Os treinos dos próximos dias não são apenas sobre como repelir um ataque norte-coreano, mas também sobre como contra-atacar o inimigo. Por essa razão, peritos de segurança dizem que a Coreia do Norte pode usar as manobras como desculpa para aumentar as tensões na península.

O crescendo tem sido evidente nos últimos dias. Apesar de o Sul e os EUA garantirem que o principal foco dos exercícios militares é defensivo, para Pyongyang trata-se de treinos para uma futura “invasão” ao Norte. Bastou a notícia da sua realização para Kim Jong-un acusar os EUA e a Coreia do Sul de deixarem a Península à "beira da guerra".

"Eles sabem que estes exercícios são defensivos, apenas os usam como desculpa", acusa o ministro da Defesa da Coreia do Sul. "Eles [no Norte] vão realizar provocações para os seus próprios objetivos militares e políticos, pelo que não podemos ouvir as suas críticas", acrescenta.

Kim Jong-un tem prometido que a Coreia do Norte reforçará a sua capacidade nuclear face ao comportamento de "gangster" dos EUA, e cessou toda a cooperação com a Coreia do Sul. A eleição de Yoon Suk-yeol foi recebida com uma escalada dos testes de mísseis e da retórica ameaçadora em relação ao Sul. E a guerra russa na Ucrânia também acabou por ter impacto: explorando as divisões no Conselho de Segurança da ONU, a Coreia do Norte acelerou os seus testes de armas, sem sofrer novas sanções, bloqueadas nas Nações Unidas pela Rússia e pela China. Este ano Pyongyang já fez mais de 30 lançamentos de mísseis balísticos, que o regime norte-coreano está proibido de testar.

Com os testes, vieram também os discursos, com repetidos avisos de que a Coreia do Norte irá utilizar as suas armas nucleares contra a Coreia do Sul e os Estados Unidos, se se sentir ameaçada. 

O que poderá Pyongyang fazer em resposta aos atuais exercícios?
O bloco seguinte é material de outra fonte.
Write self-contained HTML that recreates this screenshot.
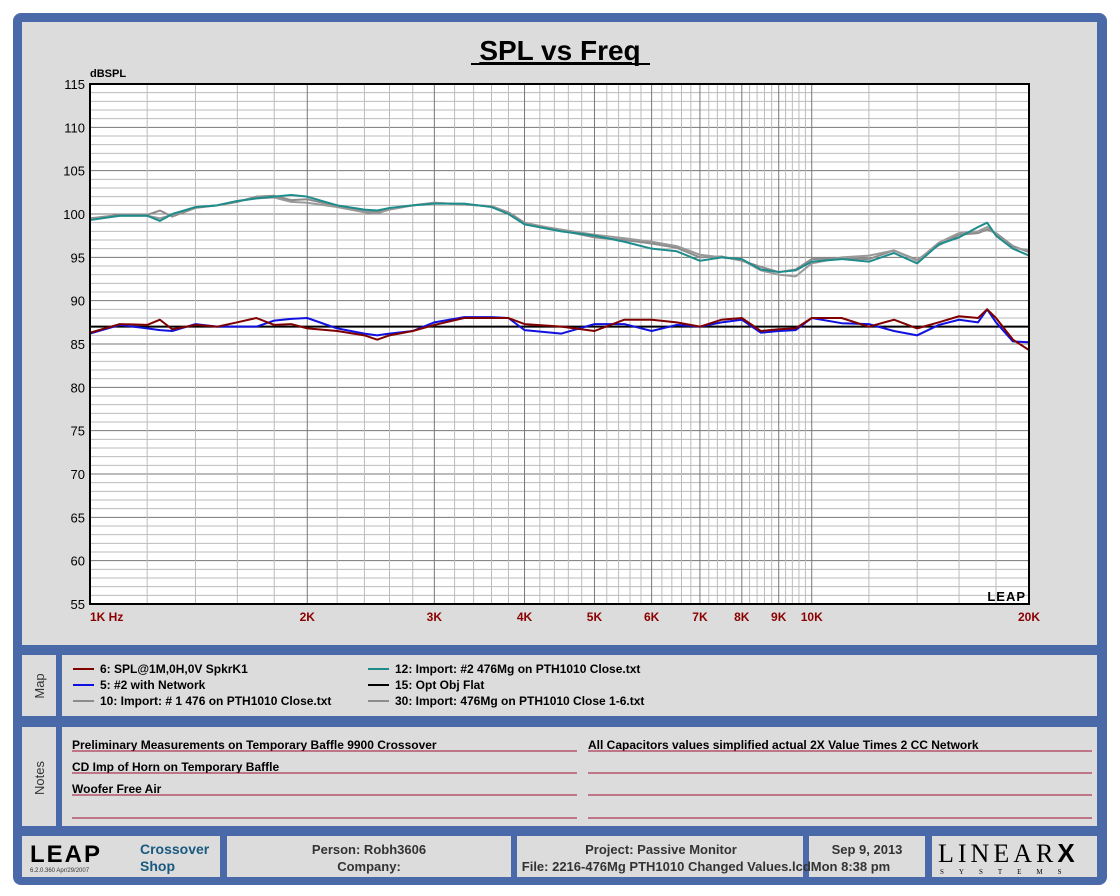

Várias coisas, e até todas elas em conjunto: 1) mais lançamentos de mísseis de cruzeiro, como os dois que lançou na semana passada, no dia em que começaram os preparativos para estes exercícios militares EUA/Coreia do Sul; 2) prosseguir os testes de mísseis balísticos e mísseis balísticos intercontinentais, como tem feito a um ritmo inédito desde o início do ano - mísseis, note-se, com capacidade de transportar ogivas nucleares seja em direção à Coreia do Sul seja até aos Estados Unidos; 3) retomar os ensaios nucleares, que estão interrompidos desde 2018. 

Ensaio nuclear antes das eleições nos EUA

Que Pyongyang se prepara para voltar a testar armas atómicas não há dúvidas, a questão é se o fará neste contexto, em resposta direta às manobras militares conjuntas dos seus dois principais inimigos. 

Esta segunda-feira, o antigo diretor do Serviço Nacional de Inteligência da Coreia do Sul, Park Jie-won, garantiu que "o presidente Kim Jong-un não vai ignorar isto [os exercícios militares] como se nada tivesse acontecido". O antigo chefe dos serviços secretos sul-coreanos não arriscou dizer o que Kim irá fazer, mas apostou que Pyongyang irá retomar os ensaios nucleares antes das eleições de novembro nos EUA, quando serão escolhidos os novos membros do Senado e da Câmara dos Representantes.

"Eles vão fazê-lo para demonstrar que são uma ameaça: que os seus mísseis podem voar até aos EUA com uma ogiva  [nuclear] miniaturizada e mais leve, e para dar um golpe à administração Joe Biden antes das eleições intercalares", disse Park em entrevista a uma rádio.

A ameaça nuclear do Norte é a que mais preocupa o Sul, e há dúvidas sobre a real capacidade de dissuasão e de resposta por parte de Seul, que não possui armas atómicas. Mas os acordos de segurança e defesa com os Estados Unidos, que se mantêm em vigor e têm sido renovados desde a guerra da Coreia, nos anos 50, garante a Seul a proteção do “guarda-chuva nuclear” dos EUA - ou seja, Washington compromete-se a empenhar a sua capacidade nuclear para responder a um ataque desse tipo à Coreia do Sul (e o mesmo em relação ao Japão, o outro grande aliado dos norte-americanos na região).

Apesar disso, após os anos de tentativas infrutíferas de apaziguamento com o Norte lideradas por Moon Jae-in, a opinião pública sul-coreana parece apoiar a ideia de que o país desenvolva a sua própria capacidade nuclear. O atual presidente, Yoon Sul-yeol, apesar de se apresentar como um falcão securitário em relação ao Norte, e de apostar forte no reforço da aliança com os EUA, nunca se comprometeu com qualquer promessa de dar armas nucleares à Coreia do Sul.

A dissuasão em relação ao Norte depende, assim, da aliança com os EUA. Que têm 28.500 militares estacionados em bases na Coreia do Sul. É o entrosamento dessas forças com os militares sul-coreanos que estará em teste durante os próximos dez dias.